Adults are commonly found on mushrooms of family Physalacriaceae in order Agaricales, mainly the rooting shank (Hymenopellis radicata) and its relative H.rugosoceps - both usually still included in the related genera Oudemansiella or Xerula in older sources -, or less commonly on the honey mushroom Armillaria mellea; the latter is known to be a species complex today, so the record might actually refer to other honey mushroom species.

Occasionally, Amanitaceae such as the grisette amanita (A.vaginata) and the tawny grisette (Amanita fulva) or its relative A.amerifulva have been recorded as food of adult T. mimetica, as have been various members of the erstwhile genus "Polyporus sensu lato", which is nowadays heavily split up into numerous genera of family Polyporaceae in order Polyporales. In addition, there are a few records from the Physalacriaceae Hymenopellis furfuracea, from an undetermined species of "Marasmius" - which may refer to various species in families Marasmiaceae, Omphalotaceae or (perhaps most likely) Physalacriaceae -, and from one of the American Megacollybia species which were recently separated from the European M.platyphylla and belong into Marasmiaceae.
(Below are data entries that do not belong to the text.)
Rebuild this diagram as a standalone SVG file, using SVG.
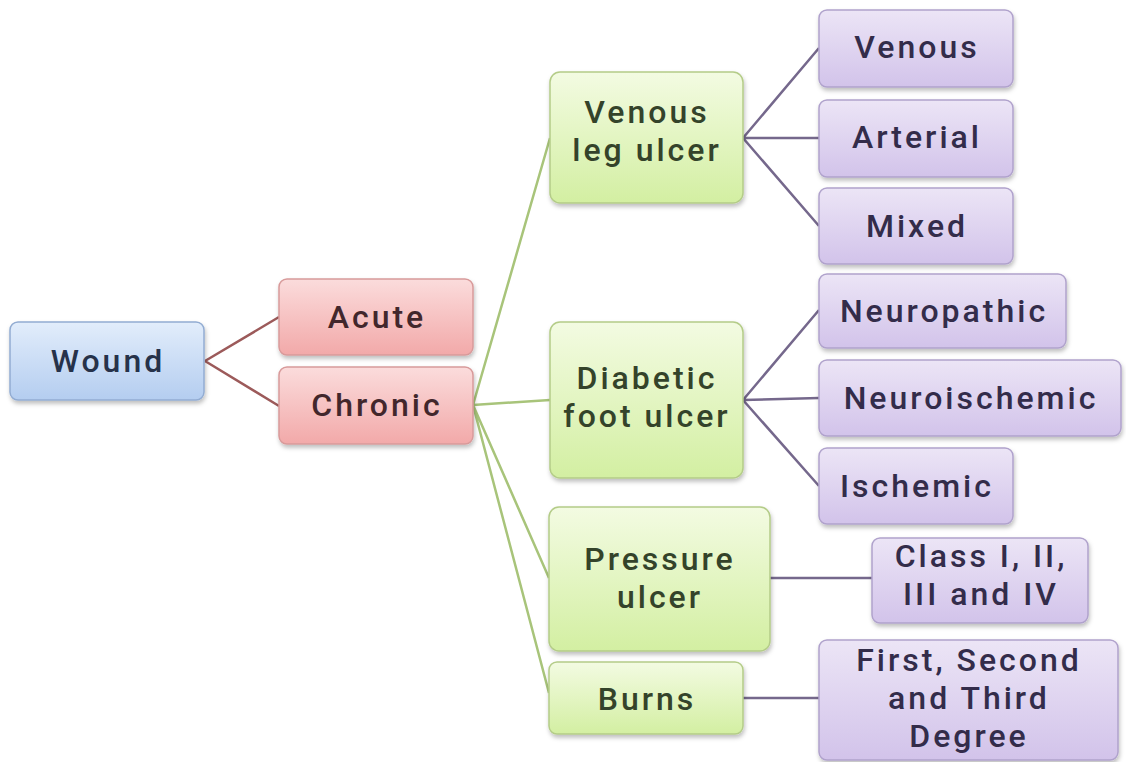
<svg xmlns="http://www.w3.org/2000/svg" width="1126" height="762" viewBox="0 0 1126 762">
<defs>
<linearGradient id="gBlue" x1="0" y1="0" x2="0" y2="1"><stop offset="0" stop-color="#e2edfb"/><stop offset="1" stop-color="#b4cdf0"/></linearGradient>
<linearGradient id="gRed" x1="0" y1="0" x2="0" y2="1"><stop offset="0" stop-color="#fbdcdc"/><stop offset="1" stop-color="#f2a9a9"/></linearGradient>
<linearGradient id="gGreen" x1="0" y1="0" x2="0" y2="1"><stop offset="0" stop-color="#f3fbe2"/><stop offset="1" stop-color="#d3efa2"/></linearGradient>
<linearGradient id="gPurple" x1="0" y1="0" x2="0" y2="1"><stop offset="0" stop-color="#ece5f6"/><stop offset="1" stop-color="#d2c3ea"/></linearGradient>
<filter id="sh" x="-10%" y="-10%" width="130%" height="140%"><feDropShadow dx="1" dy="3" stdDeviation="2" flood-color="#000" flood-opacity="0.25"/></filter>
</defs>
<style>
.box{stroke-width:1.5;filter:url(#sh)}
.blue{fill:url(#gBlue);stroke:#92acd2}
.red{fill:url(#gRed);stroke:#d89a9a}
.green{fill:url(#gGreen);stroke:#b4cc88}
.purple{fill:url(#gPurple);stroke:#b0a2cc}
text{font-family:Roboto,"Open Sans",sans-serif;font-size:32px;font-weight:500;letter-spacing:3px;fill:#2b2b38;text-anchor:middle}
.tb{fill:#26324a}
.tr{fill:#42272c}
.tg{fill:#34432a}
.tp{fill:#332c4a}
.c1{stroke:#9c5a5a;stroke-width:2.5;fill:none}
.c2{stroke:#a8c47a;stroke-width:2.5;fill:none}
.c3{stroke:#75688c;stroke-width:2.5;fill:none}
</style>
<rect width="1126" height="762" fill="#ffffff"/>
<g id="connectors">
<path class="c1" d="M205,361 L279,317 M205,361 L279,406"/>
<path class="c2" d="M473,405 L550,138 M473,405 L550,400 M473,405 L549,578 M473,405 L549,693"/>
<path class="c3" d="M743,138 L819,48 M743,138 L819,138 M743,138 L819,226"/>
<path class="c3" d="M743,400 L819,310 M743,400 L819,398 M743,400 L819,486"/>
<path class="c3" d="M770,578 L872,578"/>
<path class="c3" d="M743,698 L819,698"/>
</g>
<g id="wound"><rect class="box blue" x="10" y="322" width="194" height="78" rx="8"/><text class="tb" x="108" y="372">Wound</text></g>
<g id="acute"><rect class="box red" x="279" y="279" width="194" height="76" rx="8"/><text class="tr" x="377" y="328">Acute</text></g>
<g id="chronic"><rect class="box red" x="279" y="367" width="194" height="77" rx="8"/><text class="tr" x="377" y="416">Chronic</text></g>
<g id="venous-leg-ulcer"><rect class="box green" x="550" y="72" width="193" height="131" rx="10"/><text class="tg" x="647" y="123">Venous</text><text class="tg" x="647" y="161">leg ulcer</text></g>
<g id="diabetic-foot-ulcer"><rect class="box green" x="550" y="322" width="193" height="156" rx="10"/><text class="tg" x="647" y="389">Diabetic</text><text class="tg" x="647" y="427">foot ulcer</text></g>
<g id="pressure-ulcer"><rect class="box green" x="549" y="507" width="221" height="144" rx="10"/><text class="tg" x="660" y="570">Pressure</text><text class="tg" x="660" y="608">ulcer</text></g>
<g id="burns"><rect class="box green" x="549" y="662" width="194" height="72" rx="8"/><text class="tg" x="647" y="710">Burns</text></g>
<g id="venous"><rect class="box purple" x="819" y="10" width="194" height="77" rx="8"/><text class="tp" x="917" y="58">Venous</text></g>
<g id="arterial"><rect class="box purple" x="819" y="100" width="194" height="77" rx="8"/><text class="tp" x="917" y="148">Arterial</text></g>
<g id="mixed"><rect class="box purple" x="819" y="188" width="194" height="76" rx="8"/><text class="tp" x="917" y="237">Mixed</text></g>
<g id="neuropathic"><rect class="box purple" x="819" y="274" width="247" height="74" rx="8"/><text class="tp" x="944" y="322">Neuropathic</text></g>
<g id="neuroischemic"><rect class="box purple" x="819" y="360" width="302" height="76" rx="8"/><text class="tp" x="971" y="409">Neuroischemic</text></g>
<g id="ischemic"><rect class="box purple" x="819" y="448" width="194" height="76" rx="8"/><text class="tp" x="917" y="497">Ischemic</text></g>
<g id="class"><rect class="box purple" x="872" y="538" width="216" height="85" rx="8"/><text class="tp" x="981" y="567">Class I, II,</text><text class="tp" x="981" y="605">III and IV</text></g>
<g id="degree"><rect class="box purple" x="819" y="640" width="299" height="120" rx="8"/><text class="tp" x="969" y="671">First, Second</text><text class="tp" x="969" y="709">and Third</text><text class="tp" x="969" y="747">Degree</text></g>
</svg>
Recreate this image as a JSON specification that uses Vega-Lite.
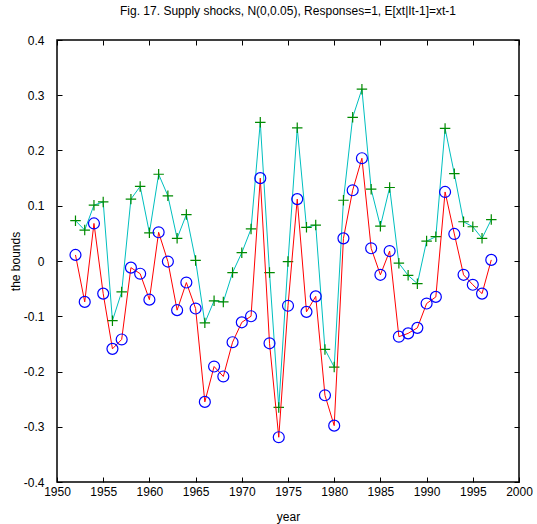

Reports of Aporotritoma pulchra on the green-cracking brittlegill R. virescens (Russulales: Russulaceae) or one of its relatives (R. crustosa/R. parvovirescens), and of Rotitma sanguinipennis on a death cap (Amanita phalloides), more likely refer to misidentified T. mimetica, as both A. pulchra nor R. sanguinipennis are well-known but easily confused with T. mimetica, and have not otherwise been recorded feeding on those fungi. None of those occasional records, however, necessarily imply that the beetles were actually feeding on those fungus species rather than simply sheltering there, or that the fungus in question was correctly identified.

The larvae of T. mimetica are not well studied, but it is known that they are rarely if ever found in Physalacriaceae. Instead, they feed on "Polyporus" s.l. such as the hexagonal-pored polypore Neofavolus alveolaris (or N. americanus if that is considered a distinct species), the dryad's saddle (Cerioporus squamosus), and especially Polyporus radicatus. Larval food species of lesser importance are the deer mushroom (Pluteus cervinus) of the Agaricales family Pluteaceae, and at least one bolete species (Boletaceae: Boletales) formerly placed in genus "Boletus" s.l., which like "Polyporus" s.l. has since been split up.